- TASK INPUT:

[start]

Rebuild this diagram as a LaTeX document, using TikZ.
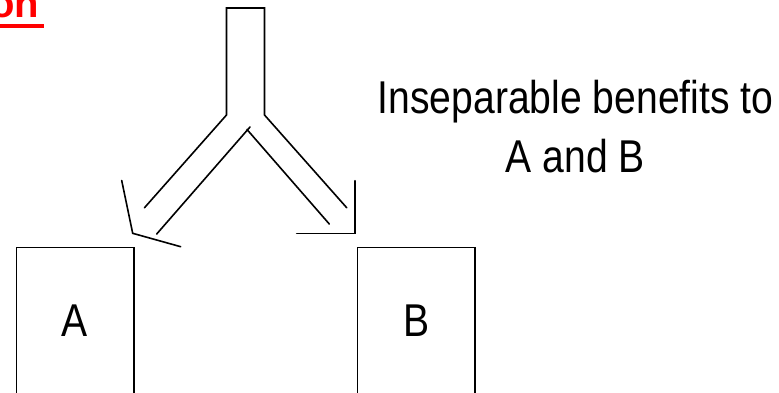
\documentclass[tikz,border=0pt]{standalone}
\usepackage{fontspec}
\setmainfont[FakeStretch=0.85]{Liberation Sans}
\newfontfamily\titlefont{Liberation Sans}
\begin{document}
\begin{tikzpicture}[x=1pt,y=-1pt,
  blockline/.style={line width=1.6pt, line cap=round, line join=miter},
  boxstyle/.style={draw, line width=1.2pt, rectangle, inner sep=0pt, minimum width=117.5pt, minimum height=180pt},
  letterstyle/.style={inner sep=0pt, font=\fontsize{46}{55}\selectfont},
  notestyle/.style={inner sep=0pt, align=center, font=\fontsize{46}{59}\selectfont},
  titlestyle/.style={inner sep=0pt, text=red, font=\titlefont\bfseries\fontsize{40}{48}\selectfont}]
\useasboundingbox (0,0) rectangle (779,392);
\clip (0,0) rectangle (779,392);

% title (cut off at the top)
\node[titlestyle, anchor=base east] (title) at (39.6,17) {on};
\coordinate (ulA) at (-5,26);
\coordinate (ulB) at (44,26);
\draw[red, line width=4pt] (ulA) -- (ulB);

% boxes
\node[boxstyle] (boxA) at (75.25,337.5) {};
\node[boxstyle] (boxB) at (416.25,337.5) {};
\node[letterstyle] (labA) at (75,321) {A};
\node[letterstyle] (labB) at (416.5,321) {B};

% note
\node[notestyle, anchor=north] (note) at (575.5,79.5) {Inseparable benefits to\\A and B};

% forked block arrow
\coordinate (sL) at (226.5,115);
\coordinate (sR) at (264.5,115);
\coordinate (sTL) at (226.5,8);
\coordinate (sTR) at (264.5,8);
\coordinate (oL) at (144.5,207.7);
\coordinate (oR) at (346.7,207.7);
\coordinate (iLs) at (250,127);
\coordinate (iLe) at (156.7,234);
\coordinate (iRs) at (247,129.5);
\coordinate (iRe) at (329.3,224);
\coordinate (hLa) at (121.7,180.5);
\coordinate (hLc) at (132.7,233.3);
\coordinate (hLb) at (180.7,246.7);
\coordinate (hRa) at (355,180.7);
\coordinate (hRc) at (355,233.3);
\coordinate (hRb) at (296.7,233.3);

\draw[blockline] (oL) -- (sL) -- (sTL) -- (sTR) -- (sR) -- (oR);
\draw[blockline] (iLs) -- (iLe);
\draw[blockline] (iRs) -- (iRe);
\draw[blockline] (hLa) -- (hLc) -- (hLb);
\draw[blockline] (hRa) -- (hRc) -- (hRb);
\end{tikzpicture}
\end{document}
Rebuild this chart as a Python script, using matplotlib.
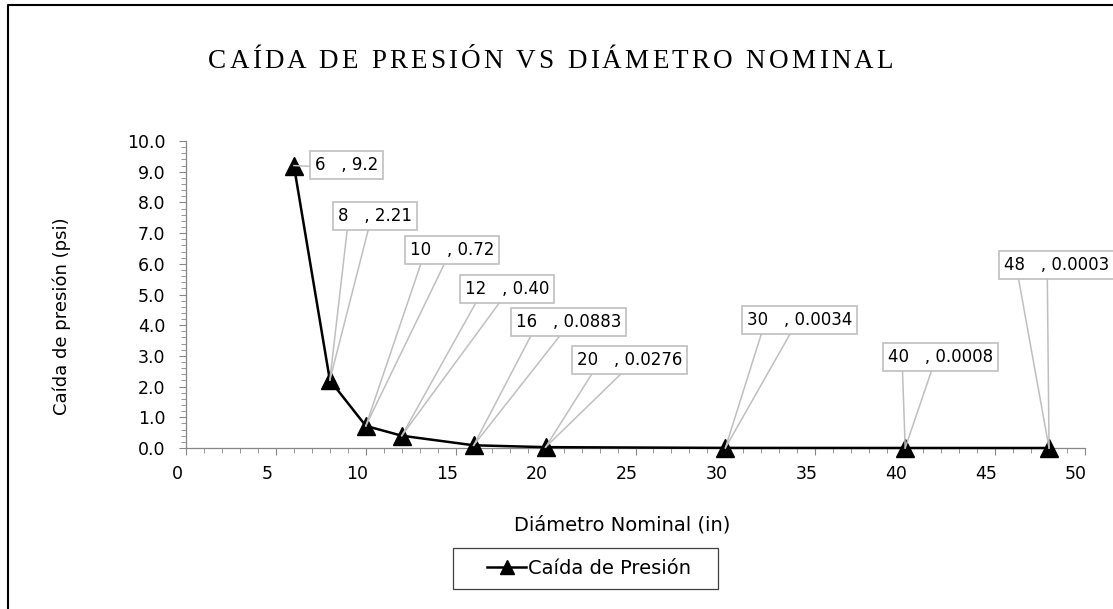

[end]

- WHAT THE TASK REQUIRES: Copy everything in the records above except the pictures, exactly as written.

- TASK OUTPUT:
Rebuild this diagram as a LaTeX document, using TikZ.
\documentclass[tikz,border=0pt]{standalone}
\usepackage{fontspec}
\setmainfont[FakeStretch=0.85]{Liberation Sans}
\newfontfamily\titlefont{Liberation Sans}
\begin{document}
\begin{tikzpicture}[x=1pt,y=-1pt,
  blockline/.style={line width=1.6pt, line cap=round, line join=miter},
  boxstyle/.style={draw, line width=1.2pt, rectangle, inner sep=0pt, minimum width=117.5pt, minimum height=180pt},
  letterstyle/.style={inner sep=0pt, font=\fontsize{46}{55}\selectfont},
  notestyle/.style={inner sep=0pt, align=center, font=\fontsize{46}{59}\selectfont},
  titlestyle/.style={inner sep=0pt, text=red, font=\titlefont\bfseries\fontsize{40}{48}\selectfont}]
\useasboundingbox (0,0) rectangle (779,392);
\clip (0,0) rectangle (779,392);

% title (cut off at the top)
\node[titlestyle, anchor=base east] (title) at (39.6,17) {on};
\coordinate (ulA) at (-5,26);
\coordinate (ulB) at (44,26);
\draw[red, line width=4pt] (ulA) -- (ulB);

% boxes
\node[boxstyle] (boxA) at (75.25,337.5) {};
\node[boxstyle] (boxB) at (416.25,337.5) {};
\node[letterstyle] (labA) at (75,321) {A};
\node[letterstyle] (labB) at (416.5,321) {B};

% note
\node[notestyle, anchor=north] (note) at (575.5,79.5) {Inseparable benefits to\\A and B};

% forked block arrow
\coordinate (sL) at (226.5,115);
\coordinate (sR) at (264.5,115);
\coordinate (sTL) at (226.5,8);
\coordinate (sTR) at (264.5,8);
\coordinate (oL) at (144.5,207.7);
\coordinate (oR) at (346.7,207.7);
\coordinate (iLs) at (250,127);
\coordinate (iLe) at (156.7,234);
\coordinate (iRs) at (247,129.5);
\coordinate (iRe) at (329.3,224);
\coordinate (hLa) at (121.7,180.5);
\coordinate (hLc) at (132.7,233.3);
\coordinate (hLb) at (180.7,246.7);
\coordinate (hRa) at (355,180.7);
\coordinate (hRc) at (355,233.3);
\coordinate (hRb) at (296.7,233.3);

\draw[blockline] (oL) -- (sL) -- (sTL) -- (sTR) -- (sR) -- (oR);
\draw[blockline] (iLs) -- (iLe);
\draw[blockline] (iRs) -- (iRe);
\draw[blockline] (hLa) -- (hLc) -- (hLb);
\draw[blockline] (hRa) -- (hRc) -- (hRb);
\end{tikzpicture}
\end{document}
Rebuild this chart as a Python script, using matplotlib.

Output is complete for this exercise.